Hurricane Katrina also held lessons for resiliency planners. A key one, McAllister says, is that some disasters are truly regional in effect. Before the storm, New Orleans had plans to receive assistance from neighboring communities for rescue and reconstruction support. 

“The damage was so extensive that that model did not hold up well,” McAllister explains.  Instead, the new guide recommends that communities consider the effects of a disaster that is larger than expected, such as a historically unprecedented storm or flood.

The guide lays out a six-step process for ensuring resiliency. The first step is the formation of a collaborative planning team, drawn from different segments of the community.  Members could include representatives from local, state, and federal government agencies; operators of building and infrastructure systems; local business owners; and social and community group leaders. 

The second step is for the team to gain an understanding of the situation, in part by defining how social functions like healthcare, education, and public safety are supported by local buildings and infrastructure systems. 

The third step is for the team to determine goals and objectives. For example, performance goals for systems and buildings can be set in terms of the expected time needed for recovery of functions. In accordance with McAllister’s remarks about planning for a worse-than-expected event, the guide recommends that performance goals be set for three levels of hazards—routine, expected, and extreme. Long-term objectives could include such plans as converting a floodplain into a community park.

Step four is plan development. For this step, the team should compare the desired and anticipated performance for systems and buildings, prioritize them in terms of which performance gaps should be addressed first, and then devise potential solutions. For example, different land use and redevelopment strategies could be formulated for use before an event takes place, to limit potential damage. 

“Resilience planning is not a standalone activity,” McAllister said in a statement when the draft was released earlier this year. “The guide recommends that communities integrate their resilience plans into economic development as well as zoning and other local planning activities.”

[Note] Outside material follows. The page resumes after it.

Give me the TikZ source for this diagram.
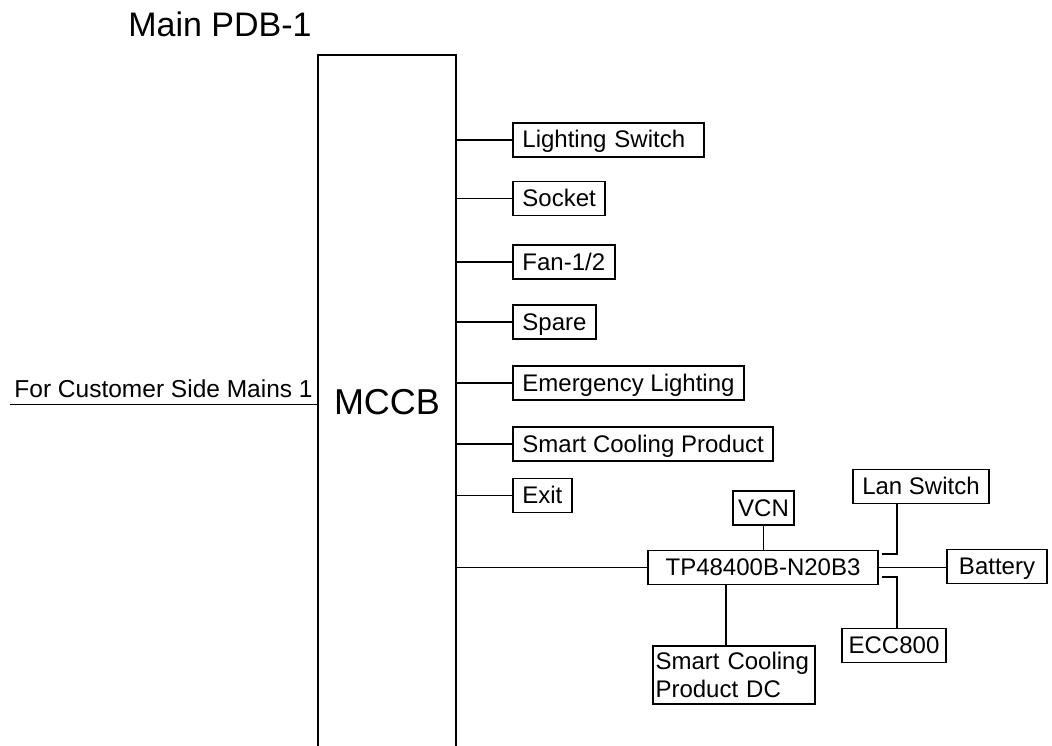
\documentclass[tikz,border=0pt]{standalone}
\usepackage{fontspec}
\setmainfont{Liberation Sans}
\usepackage{tikz}
\usetikzlibrary{positioning}

\begin{document}
\begin{tikzpicture}[
  x=1pt, y=-1pt,
  wire/.style={line width=1.8pt, draw=black},
  load/.style={draw=black, line width=1.8pt, inner xsep=9.5pt, inner ysep=6pt,
               text height=19pt, text depth=3pt, anchor=west,
               font=\fontsize{24}{28}\selectfont},
  unit/.style={load, anchor=center}
]
  \useasboundingbox (0,0) rectangle (1052,746);

  % Title and breaker
  \node[anchor=base, font=\fontsize{34}{40}\selectfont] (title) at (220,37) {Main PDB-1};
  \node[draw=black, line width=1.8pt, minimum width=138pt, minimum height=695pt,
        font=\fontsize{36}{42}\selectfont] (mccb) at (387,402.5) {MCCB};

  % Incoming supply
  \coordinate (src) at (10,404.5);
  \draw[wire] (src) -- (src -| mccb.west)
    node[midway, above, inner ysep=6pt, font=\fontsize{24.5}{28}\selectfont] (srclbl) {For Customer Side Mains 1};

  % Outgoing loads
  \node[load, text width=172pt] (lsw)   at (512,140)   {Lighting Switch};
  \node[load]                   (sock)  at (512,198.5) {Socket};
  \node[load]                   (fan)   at (512,262)   {Fan-1/2};
  \node[load]                   (spare) at (512,322)   {Spare};
  \node[load]                   (emg)   at (512,383)   {Emergency Lighting};
  \node[load]                   (scp)   at (512,444)   {Smart Cooling Product};
  \node[load]                   (exit)  at (512,495.5) {Exit};

  \foreach \n in {lsw,sock,fan,spare,emg,scp,exit}
    \draw[wire] (mccb.east |- \n.west) -- (\n.west);

  % DC power system
  \node[unit, minimum width=230pt] (tp)  at (763,567.5) {TP48400B-N20B3};
  \node[unit, inner xsep=5pt]      (vcn) at (763.5,508) {VCN};
  \node[unit]                      (lan) at (921,486.5) {Lan Switch};
  \node[unit, inner xsep=12pt]     (bat) at (997,566.5) {Battery};
  \node[unit, inner xsep=7pt]      (ecc) at (894,645.5) {ECC800};
  \node[draw=black, line width=1.8pt, align=left, text width=157pt, inner xsep=2.5pt,
        minimum height=58pt, font=\fontsize{24}{28}\selectfont] (scpdc) at (734,675) {Smart Cooling\\Product DC};

  \draw[wire] (mccb.east |- tp.west) -- (tp.west);
  \draw[wire] (vcn.south) -- (vcn.south |- tp.north);
  \draw[wire] (tp.east) -- (tp.east -| bat.west);
  \draw[wire] ([xshift=-24pt]lan.south) |- ([xshift=3pt,yshift=13.5pt]tp.east);
  \draw[wire] ([xshift=3pt]ecc.north) |- ([xshift=3pt,yshift=-9.5pt]tp.east);
  \draw[wire] (scpdc.north -| 726,0) -- (tp.south -| 726,0);
\end{tikzpicture}
\end{document}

Step five is plan review and approval.  Here, a draft plan featuring performance goals, community objectives, proposed solutions, and implementation strategies is shared with stakeholders and members of the community for review and comment. Step six is implementation, and periodic maintenance, of the final plan. 

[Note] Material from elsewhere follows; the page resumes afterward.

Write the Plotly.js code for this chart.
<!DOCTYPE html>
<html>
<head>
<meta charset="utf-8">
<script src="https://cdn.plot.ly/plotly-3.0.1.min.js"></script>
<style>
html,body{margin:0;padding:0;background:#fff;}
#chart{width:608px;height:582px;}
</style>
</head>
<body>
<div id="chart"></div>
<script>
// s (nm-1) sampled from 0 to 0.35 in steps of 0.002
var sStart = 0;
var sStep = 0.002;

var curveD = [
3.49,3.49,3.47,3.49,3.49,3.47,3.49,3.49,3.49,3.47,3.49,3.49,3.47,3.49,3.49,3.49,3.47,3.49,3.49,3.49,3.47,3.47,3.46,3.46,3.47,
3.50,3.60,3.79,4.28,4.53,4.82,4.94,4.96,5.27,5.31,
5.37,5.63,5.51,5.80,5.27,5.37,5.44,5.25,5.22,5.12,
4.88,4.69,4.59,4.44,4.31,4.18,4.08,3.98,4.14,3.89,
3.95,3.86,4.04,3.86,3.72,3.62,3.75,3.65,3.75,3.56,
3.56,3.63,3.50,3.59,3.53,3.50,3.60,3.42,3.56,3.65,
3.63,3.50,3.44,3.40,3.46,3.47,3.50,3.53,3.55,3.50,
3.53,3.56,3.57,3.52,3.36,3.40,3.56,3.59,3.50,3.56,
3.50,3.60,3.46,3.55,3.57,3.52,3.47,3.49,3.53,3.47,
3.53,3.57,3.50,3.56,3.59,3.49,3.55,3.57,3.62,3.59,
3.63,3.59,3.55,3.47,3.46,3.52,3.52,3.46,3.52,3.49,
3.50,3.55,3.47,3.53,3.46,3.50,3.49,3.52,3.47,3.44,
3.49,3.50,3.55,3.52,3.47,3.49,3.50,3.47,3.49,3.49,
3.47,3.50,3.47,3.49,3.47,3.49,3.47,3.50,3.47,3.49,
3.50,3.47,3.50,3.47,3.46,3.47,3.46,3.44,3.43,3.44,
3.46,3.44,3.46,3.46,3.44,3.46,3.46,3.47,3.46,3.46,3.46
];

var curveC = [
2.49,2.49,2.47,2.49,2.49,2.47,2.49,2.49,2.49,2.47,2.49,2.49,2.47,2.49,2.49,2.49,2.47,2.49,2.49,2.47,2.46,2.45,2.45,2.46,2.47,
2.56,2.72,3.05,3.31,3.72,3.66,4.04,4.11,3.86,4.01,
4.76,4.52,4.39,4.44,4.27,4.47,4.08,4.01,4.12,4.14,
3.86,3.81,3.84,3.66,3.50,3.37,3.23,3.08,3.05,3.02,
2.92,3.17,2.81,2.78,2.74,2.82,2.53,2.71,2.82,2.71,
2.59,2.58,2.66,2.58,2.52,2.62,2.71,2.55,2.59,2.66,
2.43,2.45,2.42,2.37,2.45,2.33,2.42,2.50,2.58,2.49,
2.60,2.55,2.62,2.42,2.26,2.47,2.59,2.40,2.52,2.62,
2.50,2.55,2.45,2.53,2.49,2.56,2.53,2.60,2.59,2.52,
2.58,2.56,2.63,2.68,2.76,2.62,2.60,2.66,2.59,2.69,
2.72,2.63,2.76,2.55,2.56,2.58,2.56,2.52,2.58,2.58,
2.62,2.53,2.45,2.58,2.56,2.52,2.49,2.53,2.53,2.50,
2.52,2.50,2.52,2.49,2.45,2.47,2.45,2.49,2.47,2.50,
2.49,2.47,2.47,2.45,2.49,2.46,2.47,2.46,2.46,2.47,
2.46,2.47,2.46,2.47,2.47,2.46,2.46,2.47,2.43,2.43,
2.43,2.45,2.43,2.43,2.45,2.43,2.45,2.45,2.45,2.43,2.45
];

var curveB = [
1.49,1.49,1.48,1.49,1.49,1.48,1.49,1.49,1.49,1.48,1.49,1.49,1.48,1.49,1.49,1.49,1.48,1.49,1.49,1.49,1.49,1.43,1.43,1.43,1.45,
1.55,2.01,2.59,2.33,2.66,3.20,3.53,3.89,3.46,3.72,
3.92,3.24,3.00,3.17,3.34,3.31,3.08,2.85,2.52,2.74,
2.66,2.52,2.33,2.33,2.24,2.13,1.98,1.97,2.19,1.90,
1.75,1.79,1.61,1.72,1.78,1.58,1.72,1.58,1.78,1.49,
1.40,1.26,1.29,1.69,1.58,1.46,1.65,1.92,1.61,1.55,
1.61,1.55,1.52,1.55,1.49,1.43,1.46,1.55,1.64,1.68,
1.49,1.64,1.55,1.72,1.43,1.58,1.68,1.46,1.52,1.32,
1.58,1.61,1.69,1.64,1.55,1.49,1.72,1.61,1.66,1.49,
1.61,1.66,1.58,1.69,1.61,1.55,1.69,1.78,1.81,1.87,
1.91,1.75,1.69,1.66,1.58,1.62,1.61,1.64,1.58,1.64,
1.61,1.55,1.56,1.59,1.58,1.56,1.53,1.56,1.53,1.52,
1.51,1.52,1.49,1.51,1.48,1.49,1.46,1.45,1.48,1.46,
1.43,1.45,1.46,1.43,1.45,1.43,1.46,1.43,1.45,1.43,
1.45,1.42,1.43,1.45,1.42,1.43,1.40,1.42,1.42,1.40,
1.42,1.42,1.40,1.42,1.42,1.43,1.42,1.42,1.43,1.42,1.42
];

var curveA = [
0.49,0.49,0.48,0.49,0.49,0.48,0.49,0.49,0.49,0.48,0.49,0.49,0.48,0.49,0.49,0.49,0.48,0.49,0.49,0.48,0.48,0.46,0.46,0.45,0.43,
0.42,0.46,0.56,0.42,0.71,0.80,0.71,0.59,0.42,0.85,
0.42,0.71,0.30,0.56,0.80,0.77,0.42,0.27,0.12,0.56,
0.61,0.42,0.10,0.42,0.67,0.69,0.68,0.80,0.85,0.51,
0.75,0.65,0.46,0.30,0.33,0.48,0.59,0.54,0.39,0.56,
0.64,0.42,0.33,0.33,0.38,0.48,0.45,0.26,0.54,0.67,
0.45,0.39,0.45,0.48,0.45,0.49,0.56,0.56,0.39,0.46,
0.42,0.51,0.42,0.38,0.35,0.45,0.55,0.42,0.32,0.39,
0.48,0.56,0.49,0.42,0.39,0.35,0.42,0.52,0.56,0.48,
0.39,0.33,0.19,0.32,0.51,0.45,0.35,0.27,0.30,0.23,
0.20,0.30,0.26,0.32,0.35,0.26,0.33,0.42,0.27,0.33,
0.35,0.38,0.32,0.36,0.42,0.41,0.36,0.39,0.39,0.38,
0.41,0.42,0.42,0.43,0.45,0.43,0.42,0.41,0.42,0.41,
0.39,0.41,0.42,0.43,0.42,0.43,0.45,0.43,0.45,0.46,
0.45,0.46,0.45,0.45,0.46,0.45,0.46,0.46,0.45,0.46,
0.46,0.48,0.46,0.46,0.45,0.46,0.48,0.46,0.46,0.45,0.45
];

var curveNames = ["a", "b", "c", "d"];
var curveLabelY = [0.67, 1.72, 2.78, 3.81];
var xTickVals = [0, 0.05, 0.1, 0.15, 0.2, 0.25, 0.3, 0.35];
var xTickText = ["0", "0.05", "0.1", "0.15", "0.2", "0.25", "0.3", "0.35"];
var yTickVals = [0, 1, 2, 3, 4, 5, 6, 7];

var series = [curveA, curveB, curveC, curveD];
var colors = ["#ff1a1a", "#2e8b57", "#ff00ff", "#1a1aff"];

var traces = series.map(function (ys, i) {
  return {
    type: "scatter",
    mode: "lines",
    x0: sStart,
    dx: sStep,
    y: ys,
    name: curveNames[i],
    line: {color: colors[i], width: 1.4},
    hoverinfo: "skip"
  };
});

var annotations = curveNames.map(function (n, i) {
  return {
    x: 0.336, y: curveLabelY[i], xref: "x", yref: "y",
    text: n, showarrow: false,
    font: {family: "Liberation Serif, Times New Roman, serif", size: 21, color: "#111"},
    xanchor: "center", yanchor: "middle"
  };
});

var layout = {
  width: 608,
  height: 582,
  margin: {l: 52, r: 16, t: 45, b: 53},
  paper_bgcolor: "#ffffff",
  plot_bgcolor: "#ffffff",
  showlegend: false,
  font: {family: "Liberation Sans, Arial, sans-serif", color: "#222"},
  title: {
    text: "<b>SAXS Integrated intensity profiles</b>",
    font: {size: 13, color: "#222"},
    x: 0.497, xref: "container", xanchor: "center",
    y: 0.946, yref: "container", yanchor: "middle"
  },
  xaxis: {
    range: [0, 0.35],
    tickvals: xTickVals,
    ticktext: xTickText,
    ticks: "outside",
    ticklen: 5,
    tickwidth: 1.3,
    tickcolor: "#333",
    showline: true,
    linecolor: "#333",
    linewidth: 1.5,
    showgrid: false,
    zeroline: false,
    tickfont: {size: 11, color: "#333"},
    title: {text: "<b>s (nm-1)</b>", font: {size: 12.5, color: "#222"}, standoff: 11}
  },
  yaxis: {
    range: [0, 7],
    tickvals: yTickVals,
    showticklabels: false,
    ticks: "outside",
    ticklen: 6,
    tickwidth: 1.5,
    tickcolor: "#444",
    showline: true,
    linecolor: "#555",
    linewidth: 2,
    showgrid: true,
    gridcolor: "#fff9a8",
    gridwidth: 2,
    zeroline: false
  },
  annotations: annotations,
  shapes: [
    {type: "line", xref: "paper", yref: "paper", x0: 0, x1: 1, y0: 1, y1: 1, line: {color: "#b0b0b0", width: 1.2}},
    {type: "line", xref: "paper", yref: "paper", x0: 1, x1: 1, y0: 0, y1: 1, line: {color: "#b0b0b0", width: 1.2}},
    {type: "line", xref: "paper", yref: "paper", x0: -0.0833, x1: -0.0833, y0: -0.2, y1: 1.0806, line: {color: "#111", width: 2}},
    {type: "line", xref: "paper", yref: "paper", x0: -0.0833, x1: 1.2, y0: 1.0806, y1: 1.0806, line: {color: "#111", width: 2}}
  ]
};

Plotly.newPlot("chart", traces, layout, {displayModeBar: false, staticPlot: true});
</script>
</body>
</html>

To help illustrate this process, the guide uses an imaginary small river valley city, called Riverbend, USA, and a fictitious Riverbend City Council member, Ms. Smith. Smith was formerly a resident of another imaginary city, Rockyside, but left after a flood. Deeply affected by the flood, Smith, as a new Riverbend City Council member, leads the effort to make her city more resilient. The guide then takes Riverbend through the six steps of resiliency planning and implementation.

In the big picture, NIST officials say that they see the guide as an important addition to the National Preparedness System, which helps organize U.S. preparedness activities and programs. According to the Federal Emergency Management Agency, nearly 24,000 U.S. communities have mitigation plans aimed at reducing the risk of damage from a hazard.

Overall, McAllister says that she hopes the guide will help communities take the long, integrated view when doing resiliency planning. A typical infrastructure building may be built to last 50 to 100 years, making for a replacement rate of only one or two percent a year. And when communities are planning for disasters and are considering different options, there may be one mitigation solution that seems costly up front, but could wind up saving the community tenfold in recovery costs. “The guide recognizes that it’s a long-term process,” she says.